> TASK TO COMPLETE
Pick out the lines in the listing below that contain the word "this" and copy them.

> MATERIAL PROVIDED
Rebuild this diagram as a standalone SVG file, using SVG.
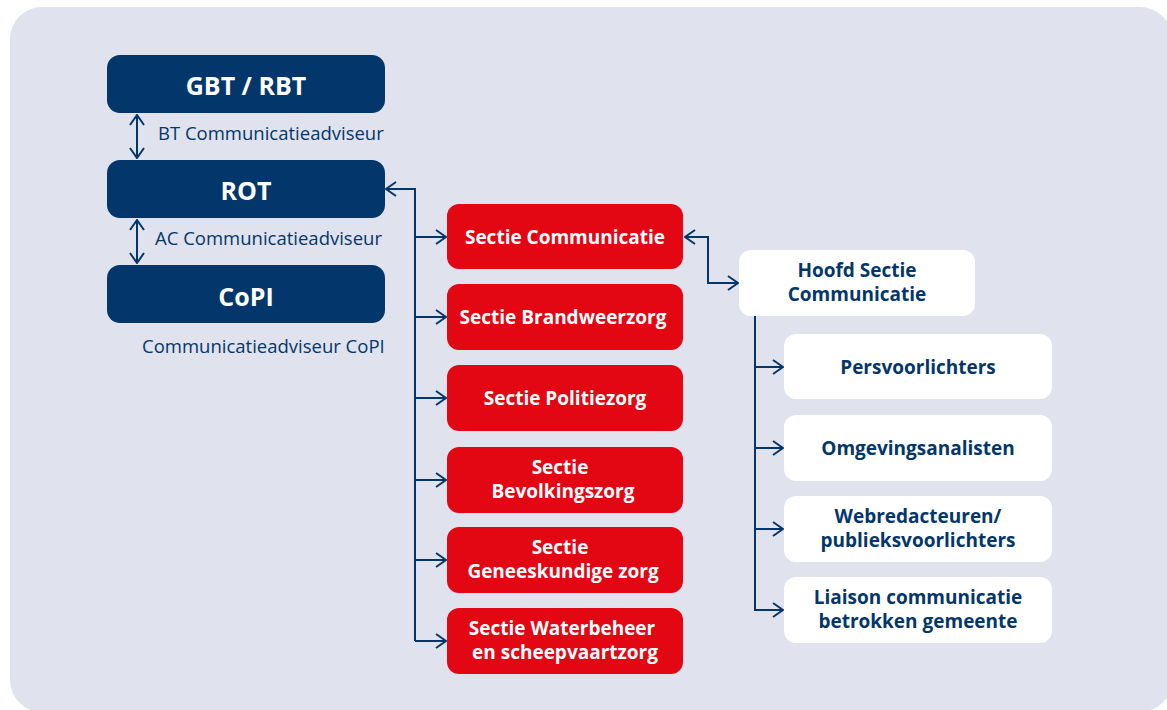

...

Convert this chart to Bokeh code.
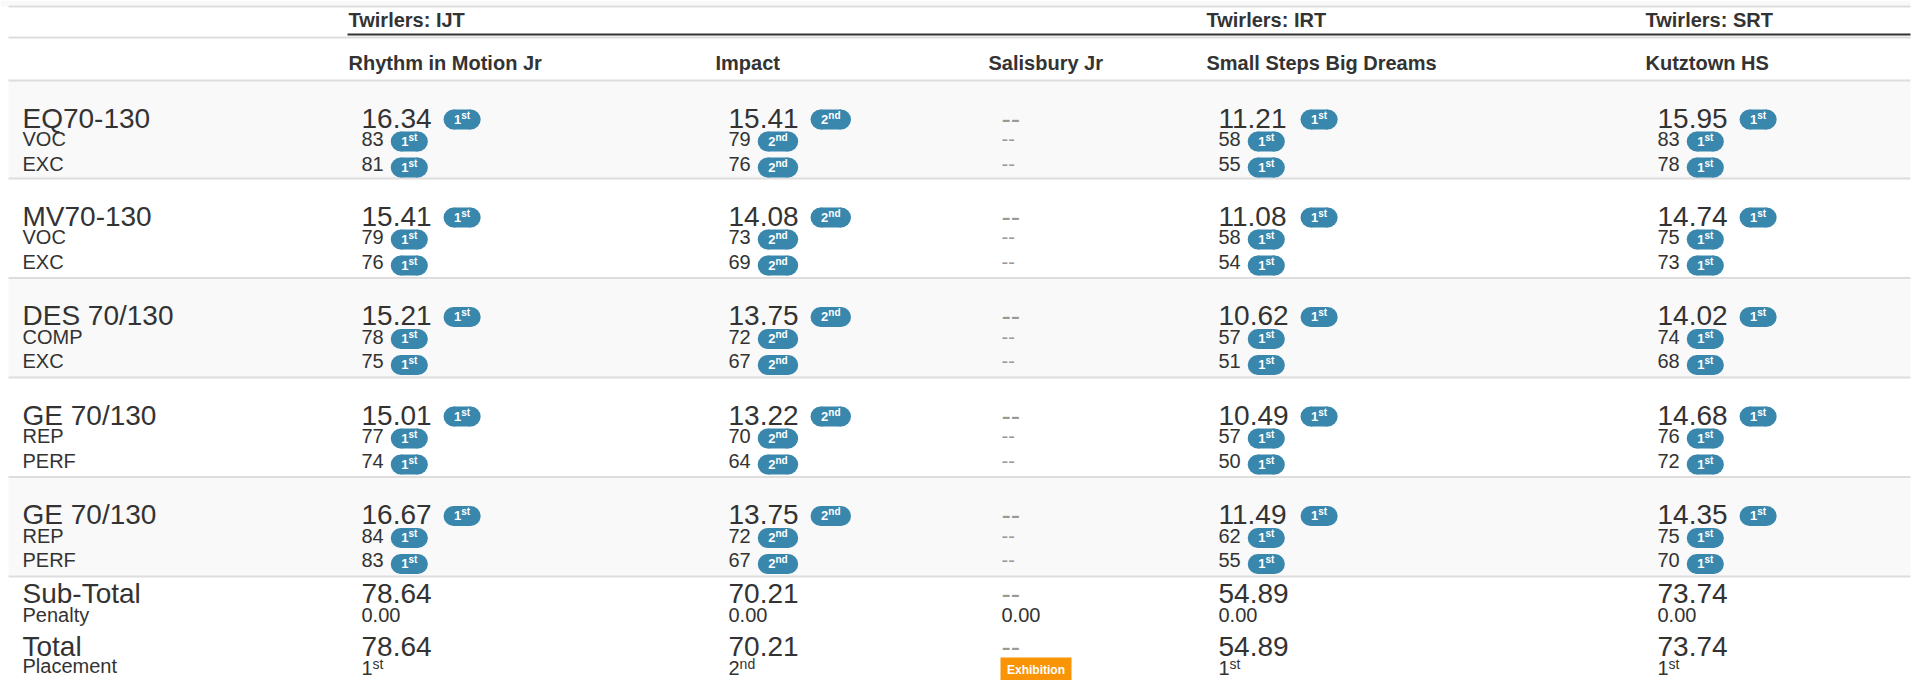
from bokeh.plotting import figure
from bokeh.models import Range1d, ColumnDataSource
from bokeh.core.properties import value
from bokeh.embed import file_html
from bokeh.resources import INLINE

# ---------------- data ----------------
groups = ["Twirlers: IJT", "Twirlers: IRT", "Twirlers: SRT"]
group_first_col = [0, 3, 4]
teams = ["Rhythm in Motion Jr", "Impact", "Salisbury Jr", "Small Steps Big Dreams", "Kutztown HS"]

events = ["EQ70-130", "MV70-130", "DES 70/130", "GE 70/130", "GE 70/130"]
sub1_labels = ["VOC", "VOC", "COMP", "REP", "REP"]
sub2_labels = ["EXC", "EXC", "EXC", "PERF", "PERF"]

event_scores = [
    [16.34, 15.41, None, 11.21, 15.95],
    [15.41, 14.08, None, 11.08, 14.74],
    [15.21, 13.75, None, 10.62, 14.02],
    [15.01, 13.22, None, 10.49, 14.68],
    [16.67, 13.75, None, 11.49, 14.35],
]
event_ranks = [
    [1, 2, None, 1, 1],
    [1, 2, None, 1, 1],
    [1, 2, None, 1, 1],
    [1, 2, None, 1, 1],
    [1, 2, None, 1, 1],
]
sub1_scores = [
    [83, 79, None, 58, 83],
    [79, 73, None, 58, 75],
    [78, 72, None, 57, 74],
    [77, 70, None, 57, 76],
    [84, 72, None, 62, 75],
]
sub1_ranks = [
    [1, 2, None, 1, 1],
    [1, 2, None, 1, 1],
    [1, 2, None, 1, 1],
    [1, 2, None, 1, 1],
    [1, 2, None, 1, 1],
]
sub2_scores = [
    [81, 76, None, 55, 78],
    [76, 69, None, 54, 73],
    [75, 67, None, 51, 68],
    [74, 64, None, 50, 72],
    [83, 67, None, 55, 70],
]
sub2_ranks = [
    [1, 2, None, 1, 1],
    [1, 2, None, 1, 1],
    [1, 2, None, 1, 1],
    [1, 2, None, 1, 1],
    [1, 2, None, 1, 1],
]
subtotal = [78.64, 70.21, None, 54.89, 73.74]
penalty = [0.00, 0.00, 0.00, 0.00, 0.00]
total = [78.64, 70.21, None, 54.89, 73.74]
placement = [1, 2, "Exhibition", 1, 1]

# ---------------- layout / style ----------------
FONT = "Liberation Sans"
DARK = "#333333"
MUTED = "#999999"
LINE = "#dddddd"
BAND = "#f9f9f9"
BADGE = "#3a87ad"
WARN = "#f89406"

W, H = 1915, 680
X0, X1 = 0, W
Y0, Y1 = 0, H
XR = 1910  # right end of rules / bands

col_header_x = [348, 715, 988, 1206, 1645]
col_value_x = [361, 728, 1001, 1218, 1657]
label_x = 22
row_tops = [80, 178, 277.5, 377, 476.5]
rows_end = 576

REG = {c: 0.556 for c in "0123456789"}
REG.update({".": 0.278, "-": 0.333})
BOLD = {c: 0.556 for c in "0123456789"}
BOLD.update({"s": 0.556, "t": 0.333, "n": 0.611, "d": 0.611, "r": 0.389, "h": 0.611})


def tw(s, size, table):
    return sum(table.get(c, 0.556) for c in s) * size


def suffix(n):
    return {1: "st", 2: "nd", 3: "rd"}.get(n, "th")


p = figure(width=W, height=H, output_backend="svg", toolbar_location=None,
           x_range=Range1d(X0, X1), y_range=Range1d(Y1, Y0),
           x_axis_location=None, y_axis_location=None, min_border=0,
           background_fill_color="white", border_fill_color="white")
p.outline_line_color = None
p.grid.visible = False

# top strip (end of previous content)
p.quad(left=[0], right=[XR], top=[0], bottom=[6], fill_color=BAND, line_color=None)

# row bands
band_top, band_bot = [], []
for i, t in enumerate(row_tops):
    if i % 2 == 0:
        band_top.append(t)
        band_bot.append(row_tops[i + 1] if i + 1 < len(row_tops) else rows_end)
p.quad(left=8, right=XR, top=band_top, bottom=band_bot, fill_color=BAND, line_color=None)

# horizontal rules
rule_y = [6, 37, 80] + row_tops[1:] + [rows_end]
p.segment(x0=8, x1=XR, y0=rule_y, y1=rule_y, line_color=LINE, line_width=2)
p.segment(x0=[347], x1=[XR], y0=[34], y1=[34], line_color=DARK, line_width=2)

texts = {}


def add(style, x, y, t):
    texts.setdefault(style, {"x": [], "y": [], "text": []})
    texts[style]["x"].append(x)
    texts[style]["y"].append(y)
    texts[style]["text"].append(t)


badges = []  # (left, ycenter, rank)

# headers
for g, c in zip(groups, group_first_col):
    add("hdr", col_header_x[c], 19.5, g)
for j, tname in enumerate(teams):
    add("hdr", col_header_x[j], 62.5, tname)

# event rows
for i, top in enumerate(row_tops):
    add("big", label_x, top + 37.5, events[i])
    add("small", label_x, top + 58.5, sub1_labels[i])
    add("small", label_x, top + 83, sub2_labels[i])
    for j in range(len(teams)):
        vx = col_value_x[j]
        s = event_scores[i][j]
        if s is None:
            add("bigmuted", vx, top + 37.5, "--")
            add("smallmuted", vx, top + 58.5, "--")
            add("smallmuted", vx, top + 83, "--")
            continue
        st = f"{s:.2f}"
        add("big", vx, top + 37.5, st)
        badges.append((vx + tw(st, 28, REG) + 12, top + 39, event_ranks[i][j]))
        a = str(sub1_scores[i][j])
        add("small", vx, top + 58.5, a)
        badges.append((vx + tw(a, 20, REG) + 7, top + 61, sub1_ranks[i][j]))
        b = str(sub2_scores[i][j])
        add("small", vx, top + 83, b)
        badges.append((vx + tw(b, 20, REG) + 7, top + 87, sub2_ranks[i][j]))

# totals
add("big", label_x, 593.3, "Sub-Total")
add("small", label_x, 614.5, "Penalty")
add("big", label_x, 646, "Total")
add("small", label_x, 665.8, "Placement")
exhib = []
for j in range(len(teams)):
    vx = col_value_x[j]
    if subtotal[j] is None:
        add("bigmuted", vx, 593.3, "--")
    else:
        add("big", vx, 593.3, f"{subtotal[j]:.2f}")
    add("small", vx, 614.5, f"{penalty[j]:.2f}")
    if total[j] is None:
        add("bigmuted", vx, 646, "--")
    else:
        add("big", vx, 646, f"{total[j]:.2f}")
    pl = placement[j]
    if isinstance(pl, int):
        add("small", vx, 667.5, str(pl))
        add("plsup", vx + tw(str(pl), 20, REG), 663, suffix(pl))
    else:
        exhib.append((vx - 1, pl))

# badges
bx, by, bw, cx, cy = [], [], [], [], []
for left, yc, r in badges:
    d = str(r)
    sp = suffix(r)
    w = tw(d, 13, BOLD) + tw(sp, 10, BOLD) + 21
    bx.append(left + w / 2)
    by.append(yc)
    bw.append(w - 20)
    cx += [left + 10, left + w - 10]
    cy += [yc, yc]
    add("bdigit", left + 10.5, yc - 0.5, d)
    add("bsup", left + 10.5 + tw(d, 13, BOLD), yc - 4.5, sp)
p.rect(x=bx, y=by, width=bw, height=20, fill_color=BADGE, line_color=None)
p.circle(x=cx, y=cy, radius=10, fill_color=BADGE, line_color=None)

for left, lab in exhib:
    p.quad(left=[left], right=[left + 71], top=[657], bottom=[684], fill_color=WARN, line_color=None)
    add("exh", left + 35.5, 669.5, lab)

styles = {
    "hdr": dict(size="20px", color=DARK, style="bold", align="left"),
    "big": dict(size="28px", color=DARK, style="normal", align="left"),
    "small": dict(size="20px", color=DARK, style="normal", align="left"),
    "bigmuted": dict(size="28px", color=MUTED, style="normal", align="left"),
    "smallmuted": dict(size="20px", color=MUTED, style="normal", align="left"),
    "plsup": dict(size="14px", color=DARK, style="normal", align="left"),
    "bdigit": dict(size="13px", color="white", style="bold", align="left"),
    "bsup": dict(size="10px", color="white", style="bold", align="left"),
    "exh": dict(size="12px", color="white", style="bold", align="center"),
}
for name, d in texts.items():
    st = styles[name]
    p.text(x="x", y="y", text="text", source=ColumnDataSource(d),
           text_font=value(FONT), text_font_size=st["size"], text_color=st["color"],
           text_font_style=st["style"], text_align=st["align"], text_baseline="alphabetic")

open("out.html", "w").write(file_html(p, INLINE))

> COMPLETED TASK
Rebuild this diagram as a standalone SVG file, using SVG.
Convert this chart to Bokeh code.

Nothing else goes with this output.